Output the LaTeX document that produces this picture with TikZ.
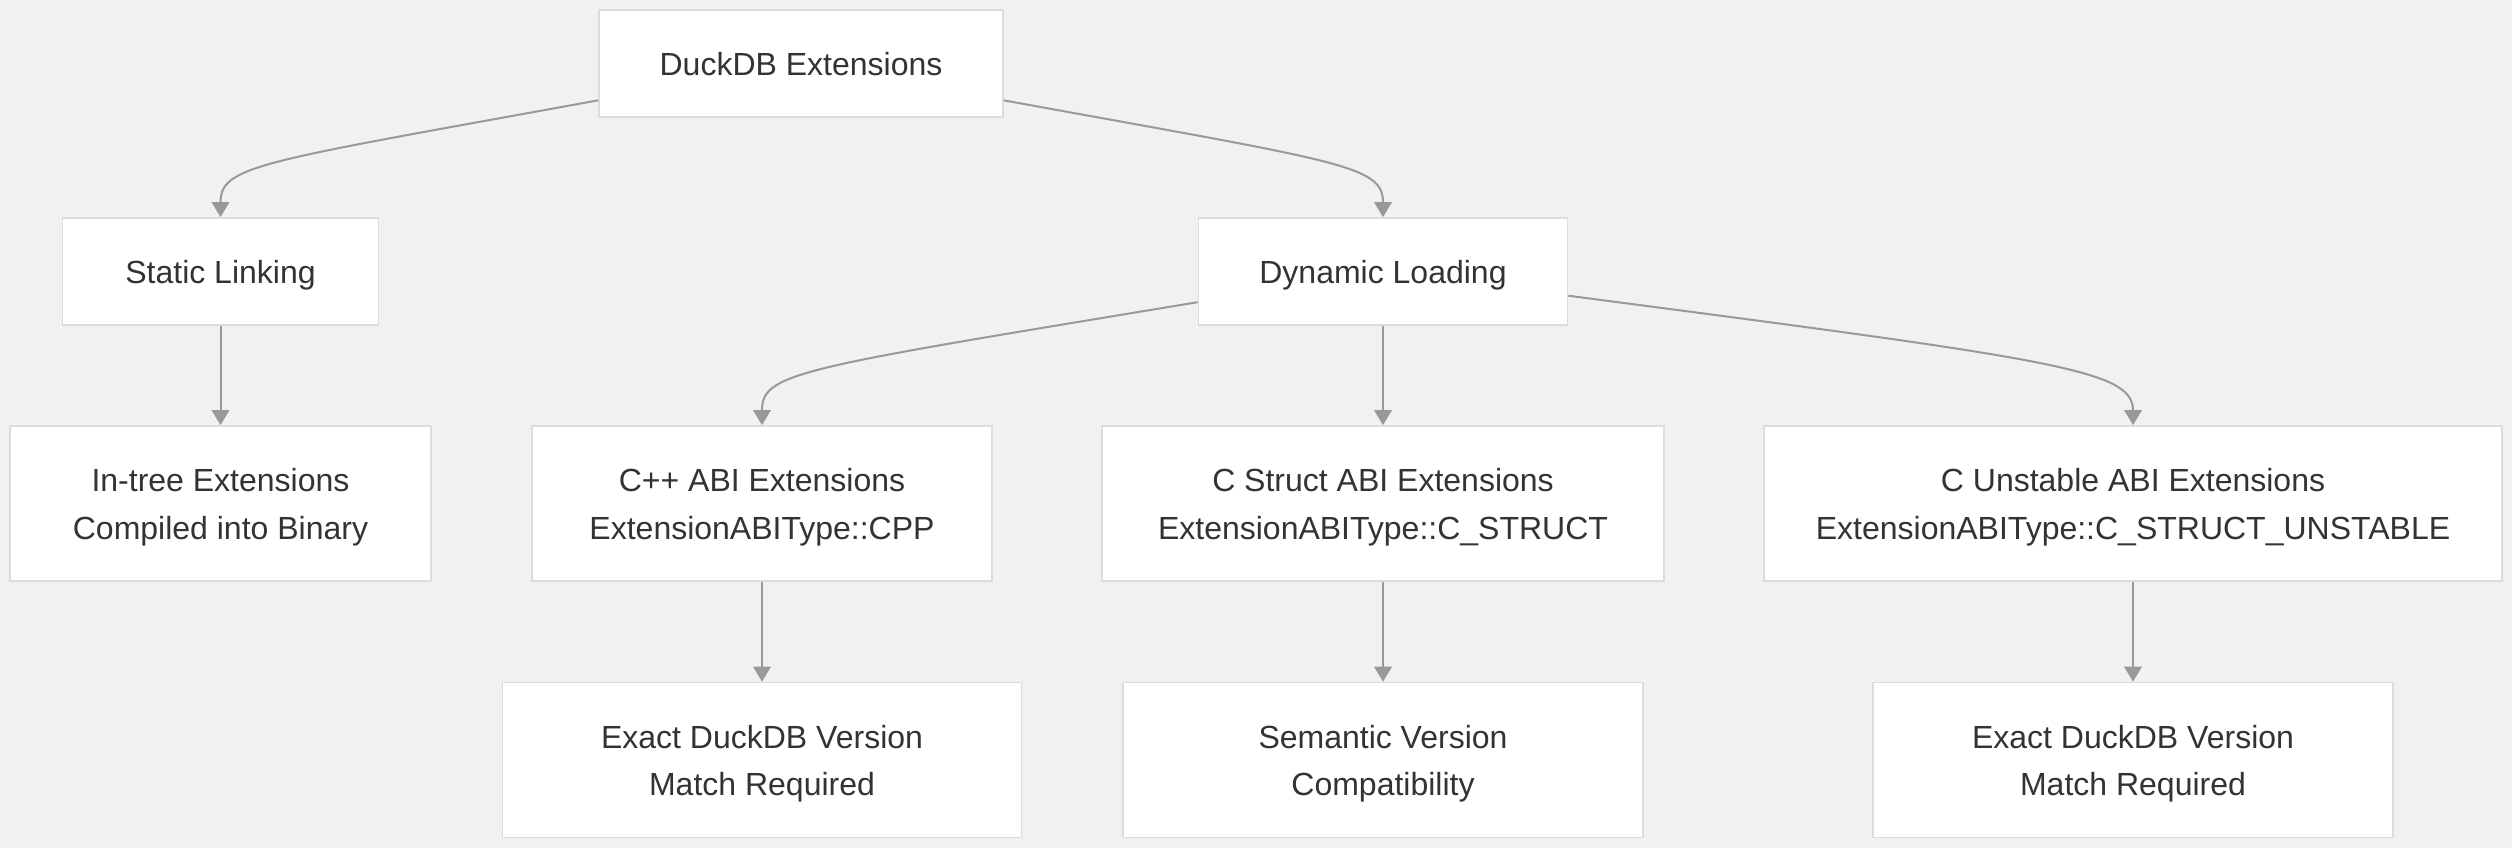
\documentclass[tikz,border=0pt]{standalone}
\usepackage{fontspec}
\setmainfont{Liberation Sans}
\usetikzlibrary{arrows.meta,positioning}
\definecolor{bgcol}{HTML}{F2F1EF}
\definecolor{boxline}{HTML}{DCDCDC}
\definecolor{edgecol}{HTML}{999999}
\definecolor{txtcol}{HTML}{333333}

\begin{document}
\begin{tikzpicture}[x=0.4pt, y=-0.4pt,
    box/.style={draw=boxline, line width=0.7pt, fill=white, align=center, inner sep=0pt,
        text=txtcol, font=\fontsize{12.8}{19}\selectfont, minimum height=42.8pt,
        text height=9.2pt, text depth=0pt},
    tall/.style={minimum height=62pt, text height=28.6pt, text depth=0pt},
    edge/.style={draw=edgecol, line width=0.8pt, -{Triangle[length=6pt,width=7pt]}}]

    % Background and frame
    \fill[bgcol] (0,0) rectangle (2512,848);
    \useasboundingbox (0,0) rectangle (2512,848);

    % Top levels
    \node[box, minimum width=161.6pt] (root) at (801,63.5) {DuckDB Extensions};
    \node[box, minimum width=126.4pt] (static) at (220.5,271.5) {Static Linking};
    \node[box, minimum width=147.6pt] (dynamic) at (1383,271.5) {Dynamic Loading};

    % Extension kinds
    \node[box, tall, minimum width=168.4pt] (intree) at (220.5,503.5) {In-tree Extensions\\Compiled into Binary};
    \node[box, tall, minimum width=184pt] (cpp) at (762,503.5) {C++ ABI Extensions\\ExtensionABIType::CPP};
    \node[box, tall, minimum width=224.8pt] (cstruct) at (1383,503.5) {C Struct ABI Extensions\\ExtensionABIType::C\_STRUCT};
    \node[box, tall, minimum width=295.2pt] (cunstable) at (2133,503.5) {C Unstable ABI Extensions\\ExtensionABIType::C\_STRUCT\_UNSTABLE};

    % Version rules
    \node[box, tall, minimum width=207.6pt] (exactcpp) at (762,760) {Exact DuckDB Version\\Match Required};
    \node[box, tall, minimum width=208pt] (semver) at (1383,760) {Semantic Version\\Compatibility};
    \node[box, tall, minimum width=208pt] (exactc) at (2133,760) {Exact DuckDB Version\\Match Required};

    % Connectors
    \draw[edge] (root) .. controls (260,162) and (220.5,165) .. (static.north);
    \draw[edge] (root) .. controls (1342,162) and (1383,165) .. (dynamic.north);
    \draw[edge] (static) -- (intree);
    \draw[edge] (dynamic) .. controls (800,368) and (762,372) .. (cpp.north);
    \draw[edge] (dynamic) -- (cstruct);
    \draw[edge] (dynamic) .. controls (2060,360) and (2133,370) .. (cunstable.north);
    \draw[edge] (cpp) -- (exactcpp);
    \draw[edge] (cstruct) -- (semver);
    \draw[edge] (cunstable) -- (exactc);
\end{tikzpicture}
\end{document}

----------------------------------------

▶ [WHAT YOU HAVE TO DO] Return nothing but the lines running from the start of the data to the line with "minimum width=147.6pt] (dynamic)", please, both ends included and no pictures.

▶ [TASK ANSWER]
Output the LaTeX document that produces this picture with TikZ.
\documentclass[tikz,border=0pt]{standalone}
\usepackage{fontspec}
\setmainfont{Liberation Sans}
\usetikzlibrary{arrows.meta,positioning}
\definecolor{bgcol}{HTML}{F2F1EF}
\definecolor{boxline}{HTML}{DCDCDC}
\definecolor{edgecol}{HTML}{999999}
\definecolor{txtcol}{HTML}{333333}

\begin{document}
\begin{tikzpicture}[x=0.4pt, y=-0.4pt,
    box/.style={draw=boxline, line width=0.7pt, fill=white, align=center, inner sep=0pt,
        text=txtcol, font=\fontsize{12.8}{19}\selectfont, minimum height=42.8pt,
        text height=9.2pt, text depth=0pt},
    tall/.style={minimum height=62pt, text height=28.6pt, text depth=0pt},
    edge/.style={draw=edgecol, line width=0.8pt, -{Triangle[length=6pt,width=7pt]}}]

    % Background and frame
    \fill[bgcol] (0,0) rectangle (2512,848);
    \useasboundingbox (0,0) rectangle (2512,848);

    % Top levels
    \node[box, minimum width=161.6pt] (root) at (801,63.5) {DuckDB Extensions};
    \node[box, minimum width=126.4pt] (static) at (220.5,271.5) {Static Linking};
    \node[box, minimum width=147.6pt] (dynamic) at (1383,271.5) {Dynamic Loading};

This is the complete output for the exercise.